Description of the task:
Make an exact transcription of the material, leaving out all images.

───── Data lines

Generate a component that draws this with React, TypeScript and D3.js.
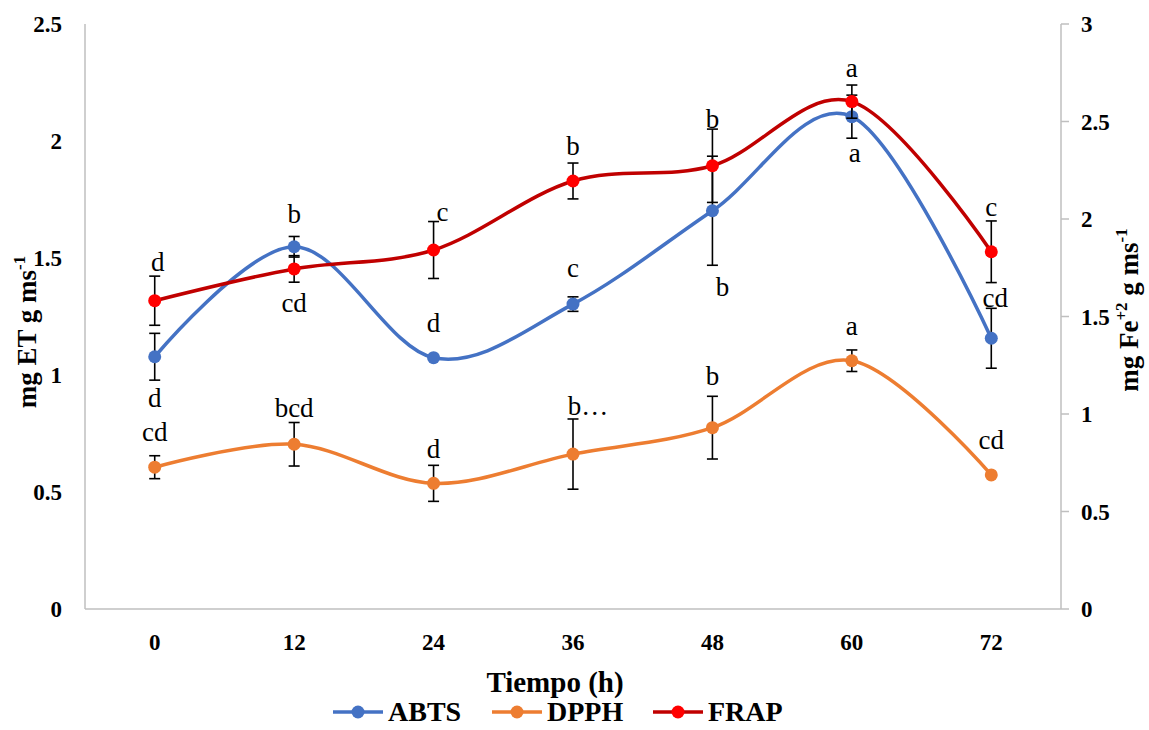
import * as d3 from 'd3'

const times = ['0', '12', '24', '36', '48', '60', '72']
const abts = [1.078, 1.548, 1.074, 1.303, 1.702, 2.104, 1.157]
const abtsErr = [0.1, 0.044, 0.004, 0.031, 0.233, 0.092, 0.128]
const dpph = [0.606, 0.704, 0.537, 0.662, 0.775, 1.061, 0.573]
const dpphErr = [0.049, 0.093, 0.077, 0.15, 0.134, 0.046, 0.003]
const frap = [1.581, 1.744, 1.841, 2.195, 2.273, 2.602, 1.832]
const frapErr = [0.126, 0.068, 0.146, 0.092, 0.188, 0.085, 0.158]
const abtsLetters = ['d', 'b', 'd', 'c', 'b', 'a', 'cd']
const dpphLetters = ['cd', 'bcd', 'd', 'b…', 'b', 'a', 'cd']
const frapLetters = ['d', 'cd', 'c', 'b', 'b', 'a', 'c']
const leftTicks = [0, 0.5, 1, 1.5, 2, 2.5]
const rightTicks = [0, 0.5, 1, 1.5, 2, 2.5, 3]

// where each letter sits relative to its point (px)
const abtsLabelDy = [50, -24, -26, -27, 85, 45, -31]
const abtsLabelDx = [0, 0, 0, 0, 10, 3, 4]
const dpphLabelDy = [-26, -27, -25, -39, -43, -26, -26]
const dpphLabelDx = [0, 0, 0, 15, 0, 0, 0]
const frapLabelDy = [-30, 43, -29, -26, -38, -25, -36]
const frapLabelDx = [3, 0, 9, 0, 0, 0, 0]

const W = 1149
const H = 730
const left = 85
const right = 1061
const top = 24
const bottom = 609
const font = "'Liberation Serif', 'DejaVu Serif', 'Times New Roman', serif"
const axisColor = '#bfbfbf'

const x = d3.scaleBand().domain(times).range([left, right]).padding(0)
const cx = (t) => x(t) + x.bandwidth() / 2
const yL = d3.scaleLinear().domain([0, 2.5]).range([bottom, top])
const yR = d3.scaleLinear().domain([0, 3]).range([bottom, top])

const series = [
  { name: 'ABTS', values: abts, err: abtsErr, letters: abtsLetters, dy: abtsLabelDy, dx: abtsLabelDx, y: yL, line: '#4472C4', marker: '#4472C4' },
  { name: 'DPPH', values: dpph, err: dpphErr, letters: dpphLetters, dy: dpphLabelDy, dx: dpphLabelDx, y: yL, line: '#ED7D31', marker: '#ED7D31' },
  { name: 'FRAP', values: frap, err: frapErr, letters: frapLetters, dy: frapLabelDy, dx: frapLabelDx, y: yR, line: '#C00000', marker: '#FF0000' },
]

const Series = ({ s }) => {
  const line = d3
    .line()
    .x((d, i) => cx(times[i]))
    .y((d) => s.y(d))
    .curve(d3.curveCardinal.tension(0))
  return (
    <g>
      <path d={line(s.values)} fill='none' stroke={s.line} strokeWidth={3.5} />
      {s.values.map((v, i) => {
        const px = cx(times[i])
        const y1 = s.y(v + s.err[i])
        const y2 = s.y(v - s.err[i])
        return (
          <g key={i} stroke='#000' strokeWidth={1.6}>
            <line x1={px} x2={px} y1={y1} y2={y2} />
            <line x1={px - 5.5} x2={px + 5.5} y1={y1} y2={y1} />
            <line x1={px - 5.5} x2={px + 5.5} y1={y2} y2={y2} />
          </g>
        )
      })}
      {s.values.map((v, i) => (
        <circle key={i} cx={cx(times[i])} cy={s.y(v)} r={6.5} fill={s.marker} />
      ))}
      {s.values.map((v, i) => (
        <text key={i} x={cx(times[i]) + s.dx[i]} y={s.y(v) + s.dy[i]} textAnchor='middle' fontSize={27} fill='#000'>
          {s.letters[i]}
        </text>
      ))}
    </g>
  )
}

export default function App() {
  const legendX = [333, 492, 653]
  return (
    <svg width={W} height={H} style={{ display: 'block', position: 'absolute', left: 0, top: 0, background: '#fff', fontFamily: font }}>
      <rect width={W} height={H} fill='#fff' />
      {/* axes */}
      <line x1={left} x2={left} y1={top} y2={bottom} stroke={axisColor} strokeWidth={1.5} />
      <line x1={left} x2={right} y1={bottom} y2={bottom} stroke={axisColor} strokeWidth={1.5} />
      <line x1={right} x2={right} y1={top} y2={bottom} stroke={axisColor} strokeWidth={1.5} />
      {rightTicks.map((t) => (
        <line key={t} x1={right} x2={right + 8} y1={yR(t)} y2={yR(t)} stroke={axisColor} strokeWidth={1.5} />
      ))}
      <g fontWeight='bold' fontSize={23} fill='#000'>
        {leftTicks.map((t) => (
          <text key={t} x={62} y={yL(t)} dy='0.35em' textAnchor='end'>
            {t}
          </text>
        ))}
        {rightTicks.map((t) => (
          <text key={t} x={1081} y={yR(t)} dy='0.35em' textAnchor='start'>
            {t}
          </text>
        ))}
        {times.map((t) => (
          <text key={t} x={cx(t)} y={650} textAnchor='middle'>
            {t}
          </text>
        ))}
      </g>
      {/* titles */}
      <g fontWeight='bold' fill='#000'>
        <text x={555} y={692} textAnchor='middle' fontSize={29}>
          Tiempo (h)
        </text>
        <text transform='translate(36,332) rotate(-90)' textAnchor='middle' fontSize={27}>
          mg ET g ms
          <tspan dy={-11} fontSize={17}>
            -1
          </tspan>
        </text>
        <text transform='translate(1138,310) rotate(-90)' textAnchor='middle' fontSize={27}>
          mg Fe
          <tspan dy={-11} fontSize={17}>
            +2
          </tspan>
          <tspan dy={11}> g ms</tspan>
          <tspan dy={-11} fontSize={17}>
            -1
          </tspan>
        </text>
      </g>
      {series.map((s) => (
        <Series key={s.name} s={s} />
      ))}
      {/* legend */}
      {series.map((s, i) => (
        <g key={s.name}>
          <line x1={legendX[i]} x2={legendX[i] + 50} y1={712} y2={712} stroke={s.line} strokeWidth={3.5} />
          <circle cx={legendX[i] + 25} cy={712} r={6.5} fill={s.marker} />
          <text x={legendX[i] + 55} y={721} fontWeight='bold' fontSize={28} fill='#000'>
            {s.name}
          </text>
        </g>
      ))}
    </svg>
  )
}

──────────

Completed exercise:
Generate a component that draws this with React, TypeScript and D3.js.
import * as d3 from 'd3'

const times = ['0', '12', '24', '36', '48', '60', '72']
const abts = [1.078, 1.548, 1.074, 1.303, 1.702, 2.104, 1.157]
const abtsErr = [0.1, 0.044, 0.004, 0.031, 0.233, 0.092, 0.128]
const dpph = [0.606, 0.704, 0.537, 0.662, 0.775, 1.061, 0.573]
const dpphErr = [0.049, 0.093, 0.077, 0.15, 0.134, 0.046, 0.003]
const frap = [1.581, 1.744, 1.841, 2.195, 2.273, 2.602, 1.832]
const frapErr = [0.126, 0.068, 0.146, 0.092, 0.188, 0.085, 0.158]
const abtsLetters = ['d', 'b', 'd', 'c', 'b', 'a', 'cd']
const dpphLetters = ['cd', 'bcd', 'd', 'b…', 'b', 'a', 'cd']
const frapLetters = ['d', 'cd', 'c', 'b', 'b', 'a', 'c']
const leftTicks = [0, 0.5, 1, 1.5, 2, 2.5]
const rightTicks = [0, 0.5, 1, 1.5, 2, 2.5, 3]

// where each letter sits relative to its point (px)
const abtsLabelDy = [50, -24, -26, -27, 85, 45, -31]
const abtsLabelDx = [0, 0, 0, 0, 10, 3, 4]
const dpphLabelDy = [-26, -27, -25, -39, -43, -26, -26]
const dpphLabelDx = [0, 0, 0, 15, 0, 0, 0]
const frapLabelDy = [-30, 43, -29, -26, -38, -25, -36]
const frapLabelDx = [3, 0, 9, 0, 0, 0, 0]

const W = 1149
const H = 730
const left = 85
const right = 1061
const top = 24
const bottom = 609
const font = "'Liberation Serif', 'DejaVu Serif', 'Times New Roman', serif"
const axisColor = '#bfbfbf'

const x = d3.scaleBand().domain(times).range([left, right]).padding(0)
const cx = (t) => x(t) + x.bandwidth() / 2
const yL = d3.scaleLinear().domain([0, 2.5]).range([bottom, top])
const yR = d3.scaleLinear().domain([0, 3]).range([bottom, top])

const series = [
  { name: 'ABTS', values: abts, err: abtsErr, letters: abtsLetters, dy: abtsLabelDy, dx: abtsLabelDx, y: yL, line: '#4472C4', marker: '#4472C4' },
  { name: 'DPPH', values: dpph, err: dpphErr, letters: dpphLetters, dy: dpphLabelDy, dx: dpphLabelDx, y: yL, line: '#ED7D31', marker: '#ED7D31' },
  { name: 'FRAP', values: frap, err: frapErr, letters: frapLetters, dy: frapLabelDy, dx: frapLabelDx, y: yR, line: '#C00000', marker: '#FF0000' },
]

const Series = ({ s }) => {
  const line = d3
    .line()
    .x((d, i) => cx(times[i]))
    .y((d) => s.y(d))
    .curve(d3.curveCardinal.tension(0))
  return (
    <g>
      <path d={line(s.values)} fill='none' stroke={s.line} strokeWidth={3.5} />
      {s.values.map((v, i) => {
        const px = cx(times[i])
        const y1 = s.y(v + s.err[i])
        const y2 = s.y(v - s.err[i])
        return (
          <g key={i} stroke='#000' strokeWidth={1.6}>
            <line x1={px} x2={px} y1={y1} y2={y2} />
            <line x1={px - 5.5} x2={px + 5.5} y1={y1} y2={y1} />
            <line x1={px - 5.5} x2={px + 5.5} y1={y2} y2={y2} />
          </g>
        )
      })}
      {s.values.map((v, i) => (
        <circle key={i} cx={cx(times[i])} cy={s.y(v)} r={6.5} fill={s.marker} />
      ))}
      {s.values.map((v, i) => (
        <text key={i} x={cx(times[i]) + s.dx[i]} y={s.y(v) + s.dy[i]} textAnchor='middle' fontSize={27} fill='#000'>
          {s.letters[i]}
        </text>
      ))}
    </g>
  )
}

export default function App() {
  const legendX = [333, 492, 653]
  return (
    <svg width={W} height={H} style={{ display: 'block', position: 'absolute', left: 0, top: 0, background: '#fff', fontFamily: font }}>
      <rect width={W} height={H} fill='#fff' />
      {/* axes */}
      <line x1={left} x2={left} y1={top} y2={bottom} stroke={axisColor} strokeWidth={1.5} />
      <line x1={left} x2={right} y1={bottom} y2={bottom} stroke={axisColor} strokeWidth={1.5} />
      <line x1={right} x2={right} y1={top} y2={bottom} stroke={axisColor} strokeWidth={1.5} />
      {rightTicks.map((t) => (
        <line key={t} x1={right} x2={right + 8} y1={yR(t)} y2={yR(t)} stroke={axisColor} strokeWidth={1.5} />
      ))}
      <g fontWeight='bold' fontSize={23} fill='#000'>
        {leftTicks.map((t) => (
          <text key={t} x={62} y={yL(t)} dy='0.35em' textAnchor='end'>
            {t}
          </text>
        ))}
        {rightTicks.map((t) => (
          <text key={t} x={1081} y={yR(t)} dy='0.35em' textAnchor='start'>
            {t}
          </text>
        ))}
        {times.map((t) => (
          <text key={t} x={cx(t)} y={650} textAnchor='middle'>
            {t}
          </text>
        ))}
      </g>
      {/* titles */}
      <g fontWeight='bold' fill='#000'>
        <text x={555} y={692} textAnchor='middle' fontSize={29}>
          Tiempo (h)
        </text>
        <text transform='translate(36,332) rotate(-90)' textAnchor='middle' fontSize={27}>
          mg ET g ms
          <tspan dy={-11} fontSize={17}>
            -1
          </tspan>
        </text>
        <text transform='translate(1138,310) rotate(-90)' textAnchor='middle' fontSize={27}>
          mg Fe
          <tspan dy={-11} fontSize={17}>
            +2
          </tspan>
          <tspan dy={11}> g ms</tspan>
          <tspan dy={-11} fontSize={17}>
            -1
          </tspan>
        </text>
      </g>
      {series.map((s) => (
        <Series key={s.name} s={s} />
      ))}
      {/* legend */}
      {series.map((s, i) => (
        <g key={s.name}>
          <line x1={legendX[i]} x2={legendX[i] + 50} y1={712} y2={712} stroke={s.line} strokeWidth={3.5} />
          <circle cx={legendX[i] + 25} cy={712} r={6.5} fill={s.marker} />
          <text x={legendX[i] + 55} y={721} fontWeight='bold' fontSize={28} fill='#000'>
            {s.name}
          </text>
        </g>
      ))}
    </svg>
  )
}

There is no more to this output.